ON Friday, Premier Christy Clark was asked whether she would bring in an HST or another form of value added tax. She initially denied it. But then she said:
“But the thing is though, we do know that the tax competitiveness panel came back with a recommendation for a value added tax, which is different. And so what I’ve said is look, we’ll be prepared to talk to the business community and British Columbians about different ways we can reach tax competitiveness, but it isn’t going to be an HST, we’ve been down that road, it ended badly, people didn’t like it. And when people talk so clearly to their governments, government should listen to them.” (video clip)
The NDP said that the only problem is that it’s not different. The HST was a valued added tax.
A value added tax would shift billions from corporations onto people, hitting the middle class and lower income people particularly hard. A value added tax would apply to a range of goods and services that are currently exempt from the PST regardless of whether it’s harmonized with the federal HST, said the NDP.

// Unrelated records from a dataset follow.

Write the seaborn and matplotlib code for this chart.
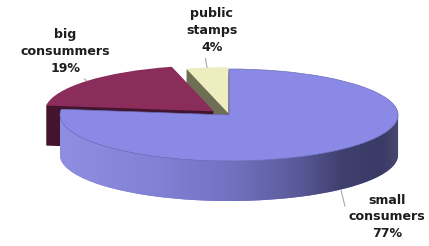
import numpy as np
import matplotlib
matplotlib.use("Agg")
import matplotlib.pyplot as plt
import seaborn as sns
from matplotlib.path import Path
from matplotlib.patches import PathPatch
from matplotlib.colors import LinearSegmentedColormap

# ---------------------------------------------------------------------------
# Data
# ---------------------------------------------------------------------------
labels = ["small\nconsumers", "big\nconsummers", "public\nstamps"]
shares = [77, 19, 4]
explode = [0.0, 0.12, 0.04]

TOP_COLORS = ["#8A8AE6", "#8B2D5B", "#EEEDC0"]
SIDE_COLORS = ["#7878CC", "#43142D", "#6E6E55"]
TEXT_COLOR = "#1E1E1E"
LEADER = "#A8A8A8"

DEPTH = 0.87       # thickness of the disc, in y data units
N_LAYERS = 50

sns.set_theme(style="white")
plt.rcParams["font.family"] = ["DejaVu Sans"]

fig = plt.figure(figsize=(4.29, 2.46), dpi=100)
fig.patch.set_facecolor("white")
ax = fig.add_axes([0, 0, 1, 1])

# --- body of the disc: stacked pies, bottom to top ---
for d in np.linspace(-DEPTH, 0, N_LAYERS, endpoint=False):
    ax.pie(shares, explode=explode, colors=SIDE_COLORS, startangle=90,
           counterclock=False, center=(0, d), radius=1, frame=True,
           wedgeprops=dict(linewidth=0, zorder=1))

# --- shaded front wall of the big slice ---
t = np.linspace(np.pi, 2 * np.pi, 240)
top_arc = np.column_stack([np.cos(t), np.sin(t)])
bot_arc = np.column_stack([np.cos(t[::-1]), np.sin(t[::-1]) - DEPTH])
wall = PathPatch(Path(np.vstack([top_arc, bot_arc, top_arc[:1]])),
                 facecolor="none", edgecolor="none")
ax.add_patch(wall)
side_cmap = LinearSegmentedColormap.from_list(
    "side",
    [(0.0, "#8E8EE2"), (0.30, "#8080D4"), (0.50, "#7272C2"),
     (0.70, "#5A5A9A"), (0.83, "#40406F"), (0.95, "#3A3A66"), (1.0, "#48486F")])
im = ax.imshow(np.linspace(0, 1, 256).reshape(1, -1), cmap=side_cmap,
               extent=(-1, 1, -1 - DEPTH, 0), aspect="auto", origin="lower",
               zorder=1.5)
im.set_clip_path(wall)

# --- top surface ---
wedges, _ = ax.pie(shares, explode=explode, colors=TOP_COLORS, startangle=90,
                   counterclock=False, center=(0, 0), radius=1, frame=True,
                   wedgeprops=dict(linewidth=0, zorder=2))
wedges[0].set_edgecolor("#6C6CB8")
wedges[0].set_linewidth(0.5)

# --- labels with leader lines ---
cum = np.concatenate([[0], np.cumsum(shares)]) / np.sum(shares)
text_pos = [(0.902, 0.118), (0.152, 0.79), (0.494, 0.876)]
relpos = [(0.0, 0.42), (0.58, 0.08), (0.36, 0.0)]
drop = [DEPTH, 0, 0]
for i, (lab, val) in enumerate(zip(labels, shares)):
    mid = np.deg2rad(90 - 360 * (cum[i] + cum[i + 1]) / 2)
    r = 1 + explode[i]
    xy = (r * np.cos(mid), r * np.sin(mid) - drop[i])
    ax.annotate(f"{lab}\n{val}%", xy=xy, xytext=text_pos[i],
                textcoords="axes fraction", ha="center", va="center",
                fontsize=9.1, fontweight="bold", color=TEXT_COLOR,
                linespacing=1.38, zorder=5,
                arrowprops=dict(arrowstyle="-", color=LEADER, lw=0.8,
                                shrinkA=1, shrinkB=0, relpos=relpos[i]))

ax.set_aspect("auto")
ax.set_xlim(-1.355, 1.183)
ax.set_ylim(-2.848, 2.5)
ax.axis("off")

fig.savefig("out.png", dpi=100, facecolor="white")
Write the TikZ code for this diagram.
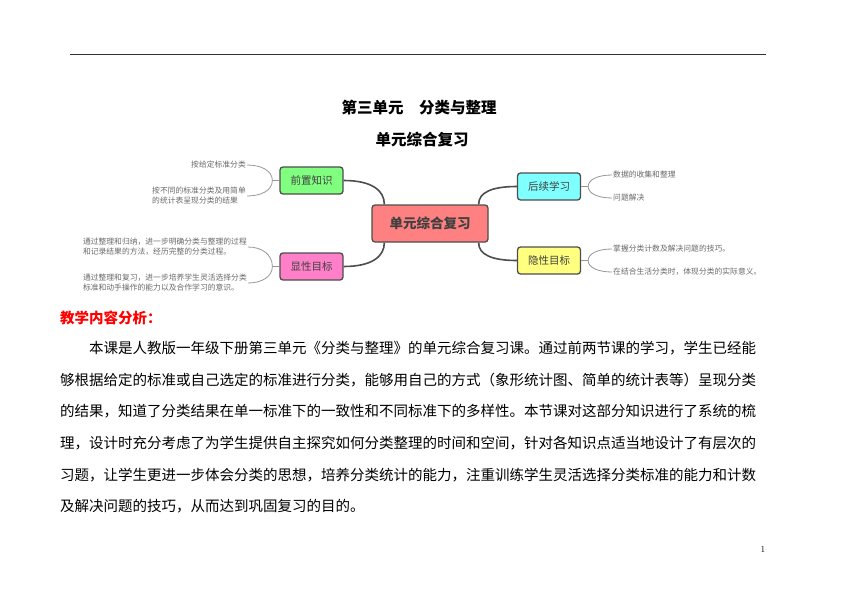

A new value added tax would cost the typical family over $1,000 a year. (Based on a married couple with one or more kids)
The corporations consulted on the Tax Competitiveness report referred to by Clark have donated $1.6 million to the BC Liberals since the HST was rejected by British Columbians.
The NDP had three questions for Christy Clark:
Why isn’t this in your platform?
After years of hiking fees on people to pay for giveaways for millionaires, why do you think BC families should pay $1,000 more a year?
After you heard British Columbians “talk so clearly to their government,” about the costs associated with the HST, why are you planning to do the exact same thing by a different name?